The Browns could have offered a first-round tender on Gipson, but they chose a second-round tender -- which saved them just less than $1 million and had Gipson expressing disappointment on Twitter immediately after.
Talks to negotiate a long-term deal have not been fruitful, and Gipson remains unsigned. Because he has not signed, he does not have to report for any Browns duties and cannot be fined for missing them.
The Browns and Gipson have less than two months to work out a long-term deal to bring Gipson into training camp. Gipson can also sign the tender, play for a season and become a free agent. The Browns have the right to drastically cut Gipson's salary, but that would be a foolish decision.
Fans get turned off by contract talks, and if the Browns and Gipson work out a long-term deal this will all be forgotten. It could happen any day.
But it’s still hard not to think this situation could easily have been avoided.
The Browns had plenty of cap space when they made the tender offer to Gipson, but chose the lower-round tender. It’s not unlike the situation they are staring at with center Alex Mack. Instead of franchising Mack, Ray Farmer gave Mack the transition tag. The Browns quickly matched Jacksonville’s offer to Mack, but in doing so had to swallow the fact Mack can opt out after this season and become a free agent.
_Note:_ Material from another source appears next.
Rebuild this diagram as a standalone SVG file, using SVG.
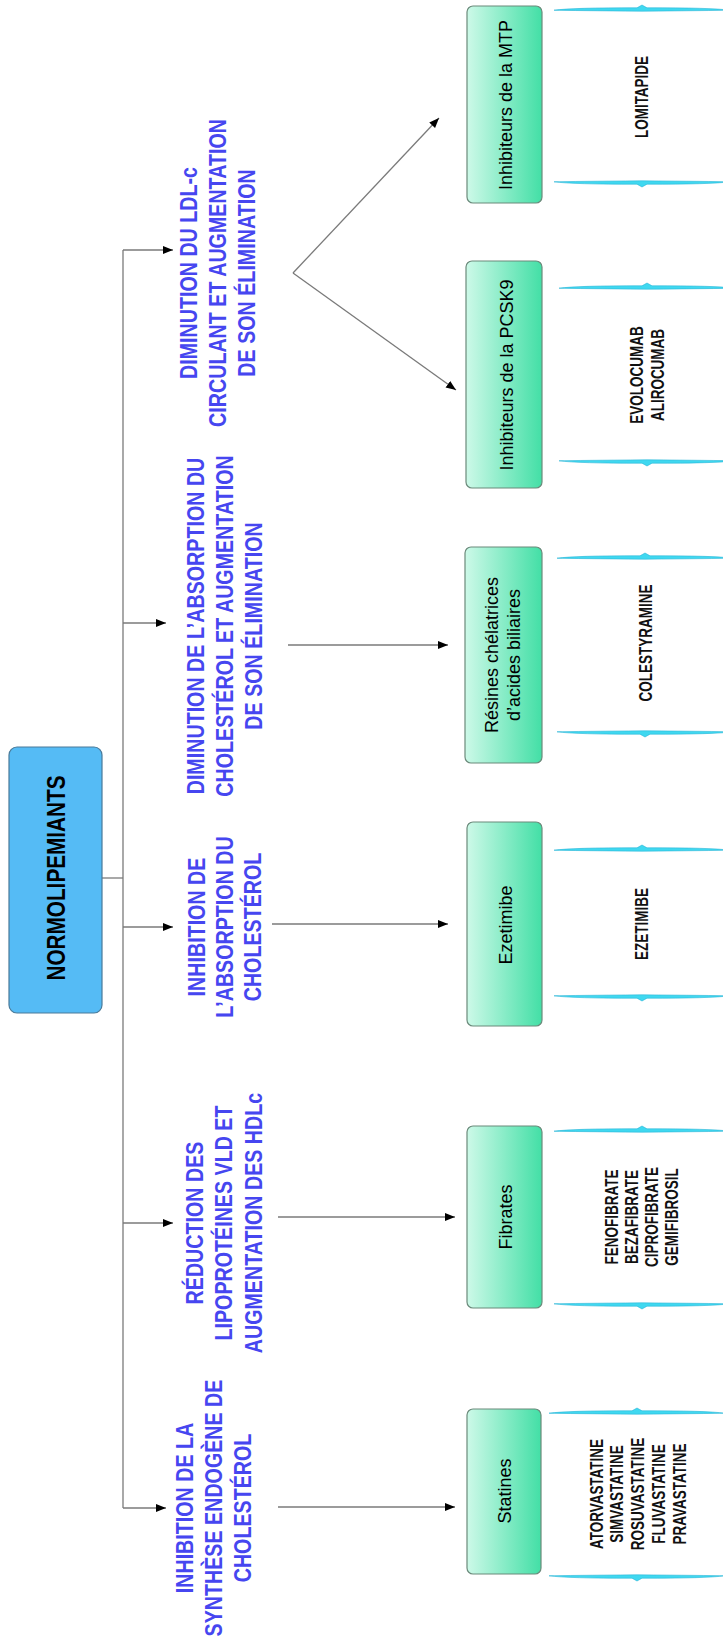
<svg xmlns="http://www.w3.org/2000/svg" width="723" height="1640" viewBox="0 0 723 1640">
<defs>
<linearGradient id="g" x1="0" y1="0" x2="1" y2="0">
<stop offset="0" stop-color="#cdf9e8"/>
<stop offset="1" stop-color="#43dfa6"/>
</linearGradient>
<marker id="ah" viewBox="0 0 10 10" refX="10" refY="5" markerWidth="10" markerHeight="10" markerUnits="userSpaceOnUse" orient="auto">
<path d="M0,1 L10,5 L0,9 Z" fill="#000"/>
</marker>
<path id="btop" d="M0,1.2 Q20,-1.4 83,-1.2 L88,-4 L93,-1.2 Q156,-1.4 176,1.2 Q156,1.6 88,2.2 Q20,1.6 0,1.2 Z"/>
<path id="bbot" d="M0,-1.2 Q20,1.4 83,1.2 L88,4 L93,1.2 Q156,1.4 176,-1.2 Q156,-1.6 88,-2.2 Q20,-1.6 0,-1.2 Z"/>
<style>
.c{fill:none;stroke:#7a7a7a;stroke-width:1.3}
.ca{fill:none;stroke:#7a7a7a;stroke-width:1.3;marker-end:url(#ah)}
.box{fill:url(#g);stroke:#6b8a7b;stroke-width:1.2}
.root{fill:#55bbf5;stroke:#4a7a99;stroke-width:1.2}
.bl{font-family:"Liberation Sans",Arial,sans-serif;font-weight:bold;font-size:24px;fill:#4646f0;text-anchor:middle}
.rt{font-family:"Liberation Sans",Arial,sans-serif;font-weight:bold;font-size:25px;fill:#000;text-anchor:middle}
.lb{font-family:"Liberation Sans",Arial,sans-serif;font-size:18px;fill:#000;text-anchor:middle}
.dr{font-family:"Liberation Sans",Arial,sans-serif;font-weight:bold;font-size:18px;fill:#111;text-anchor:middle}
.br{fill:#3fd8f0;stroke:#2ab6d6;stroke-width:0.6}
</style>
</defs>
<rect width="723" height="1640" fill="#fff"/>

<g id="connectors">
<path class="c" d="M102,878 H123"/>
<path class="c" d="M123,250 V1508"/>
<path class="ca" d="M123,250 H173"/>
<path class="ca" d="M123,623 H166"/>
<path class="ca" d="M123,927 H173"/>
<path class="ca" d="M123,1223 H173"/>
<path class="ca" d="M123,1508 H166"/>
<path class="ca" d="M278,1507 H455"/>
<path class="ca" d="M278,1217 H455"/>
<path class="ca" d="M272,924 H448"/>
<path class="ca" d="M288,645 H448"/>
<path class="ca" d="M293,273 L439,118"/>
<path class="ca" d="M293,273 L456,390"/>
</g>

<g id="root">
<rect class="root" x="9" y="747" width="93" height="266" rx="8"/>
<text class="rt" transform="translate(0,878) rotate(-90) scale(0.83,1)" x="0" y="65">NORMOLIPEMIANTS</text>
</g>

<g id="cat-ldl">
<g transform="translate(0,273) rotate(-90) scale(0.82,1)">
<text class="bl" x="0" y="197">DIMINUTION DU LDL-c</text>
<text class="bl" x="0" y="226">CIRCULANT ET AUGMENTATION</text>
<text class="bl" x="0" y="255">DE SON ÉLIMINATION</text>
</g>
</g>
<g id="cat-dimabs">
<g transform="translate(0,626) rotate(-90) scale(0.82,1)">
<text class="bl" x="0" y="204">DIMINUTION DE L’ABSORPTION DU</text>
<text class="bl" x="0" y="233">CHOLESTÉROL ET AUGMENTATION</text>
<text class="bl" x="0" y="262">DE SON ÉLIMINATION</text>
</g>
</g>
<g id="cat-inhabs">
<g transform="translate(0,927) rotate(-90) scale(0.82,1)">
<text class="bl" x="0" y="205">INHIBITION DE</text>
<text class="bl" x="0" y="233">L’ABSORPTION DU</text>
<text class="bl" x="0" y="261">CHOLESTÉROL</text>
</g>
</g>
<g id="cat-red">
<g transform="translate(0,1223) rotate(-90) scale(0.82,1)">
<text class="bl" x="0" y="203">RÉDUCTION DES</text>
<text class="bl" x="0" y="232">LIPOPROTÉINES VLD ET</text>
<text class="bl" x="0" y="262">AUGMENTATION DES HDLc</text>
</g>
</g>
<g id="cat-synth">
<g transform="translate(0,1508) rotate(-90) scale(0.82,1)">
<text class="bl" x="0" y="193">INHIBITION DE LA</text>
<text class="bl" x="0" y="222">SYNTHÈSE ENDOGÈNE DE</text>
<text class="bl" x="0" y="251">CHOLESTÉROL</text>
</g>
</g>

<g id="box-mtp">
<rect class="box" x="467" y="6" width="75" height="197" rx="6"/>
<text class="lb" transform="translate(0,105) rotate(-90)" x="0" y="512">Inhibiteurs de la MTP</text>
</g>
<g id="box-pcsk9">
<rect class="box" x="466" y="261" width="76" height="227" rx="6"/>
<text class="lb" transform="translate(0,375) rotate(-90)" x="0" y="513">Inhibiteurs de la PCSK9</text>
</g>
<g id="box-resines">
<rect class="box" x="465" y="547" width="77" height="216" rx="6"/>
<g transform="translate(0,655) rotate(-90)">
<text class="lb" x="0" y="498">Résines chélatrices</text>
<text class="lb" x="0" y="520">d’acides biliaires</text>
</g>
</g>
<g id="box-ezetimibe">
<rect class="box" x="467" y="822" width="75" height="204" rx="6"/>
<text class="lb" transform="translate(0,925) rotate(-90)" x="0" y="512">Ezetimibe</text>
</g>
<g id="box-fibrates">
<rect class="box" x="467" y="1126" width="75" height="182" rx="6"/>
<text class="lb" transform="translate(0,1217) rotate(-90)" x="0" y="512">Fibrates</text>
</g>
<g id="box-statines">
<rect class="box" x="467" y="1409" width="74" height="165" rx="6"/>
<text class="lb" transform="translate(0,1491) rotate(-90)" x="0" y="511">Statines</text>
</g>

<g id="list-mtp">
<use class="br" href="#btop" x="554" y="9"/>
<use class="br" href="#bbot" x="554" y="183"/>
<text class="dr" transform="translate(0,97) rotate(-90) scale(0.75,1)" x="0" y="648">LOMITAPIDE</text>
</g>
<g id="list-pcsk9">
<use class="br" href="#btop" x="559" y="287"/>
<use class="br" href="#bbot" x="559" y="462"/>
<g transform="translate(0,375) rotate(-90) scale(0.75,1)">
<text class="dr" x="0" y="643">EVOLOCUMAB</text>
<text class="dr" x="0" y="664">ALIROCUMAB</text>
</g>
</g>
<g id="list-resines">
<use class="br" href="#btop" x="557" y="557"/>
<use class="br" href="#bbot" x="557" y="733"/>
<text class="dr" transform="translate(0,643) rotate(-90) scale(0.75,1)" x="0" y="652">COLESTYRAMINE</text>
</g>
<g id="list-ezetimibe">
<use class="br" href="#btop" x="554" y="849"/>
<use class="br" href="#bbot" x="554" y="997"/>
<text class="dr" transform="translate(0,924) rotate(-90) scale(0.75,1)" x="0" y="648">EZETIMIBE</text>
</g>
<g id="list-fibrates">
<use class="br" href="#btop" x="554" y="1130"/>
<use class="br" href="#bbot" x="554" y="1305"/>
<g transform="translate(0,1217) rotate(-90) scale(0.75,1)">
<text class="dr" x="0" y="618">FENOFIBRATE</text>
<text class="dr" x="0" y="638">BEZAFIBRATE</text>
<text class="dr" x="0" y="658">CIPROFIBRATE</text>
<text class="dr" x="0" y="678">GEMIFIBROSIL</text>
</g>
</g>
<g id="list-statines">
<use class="br" href="#btop" x="549" y="1412"/>
<use class="br" href="#bbot" x="549" y="1577"/>
<g transform="translate(0,1494) rotate(-90) scale(0.75,1)">
<text class="dr" x="0" y="603">ATORVASTATINE</text>
<text class="dr" x="0" y="623">SIMVASTATINE</text>
<text class="dr" x="0" y="644">ROSUVASTATINE</text>
<text class="dr" x="0" y="665">FLUVASTATINE</text>
<text class="dr" x="0" y="686">PRAVASTATINE</text>
</g>
</g>
</svg>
By transitioning Mack, the Browns ceded some control to another team regarding their player.
By tendering Gipson the second-round offer, they empowered his anger.
At the time, it seemed inevitable the team would work out a long-term deal because who wouldn’t work out a deal with a Pro Bowl safety who epitomized the team’s principles and attitude.
That hasn’t happened. And it's at least a concern at this point.
Complicating the situation is that every move the team makes has to be noticed by Gipson and his camp. When players talk about loyalty not being a two-way street, it refers to situations like this where the Browns:
Saved $998,000 by offering Gipson a second-round tender.
Guaranteed 36-year-old quarterback Josh McCown $6.45 million.
Guaranteed 30-year-old receiver Dwayne Bowe $10 million.
Guaranteed defensive tackle John Hughes $3.56 million.
Guaranteed 32-year-old cornerback Tramon Williams $10 million.
Heck, the Browns gave tight end Rob Housler a $750,000 signing bonus.
Nothing against those guys, and Gipson no doubt does not begrudge them getting paid.
But to think he doesn’t notice ... well, that’s naive.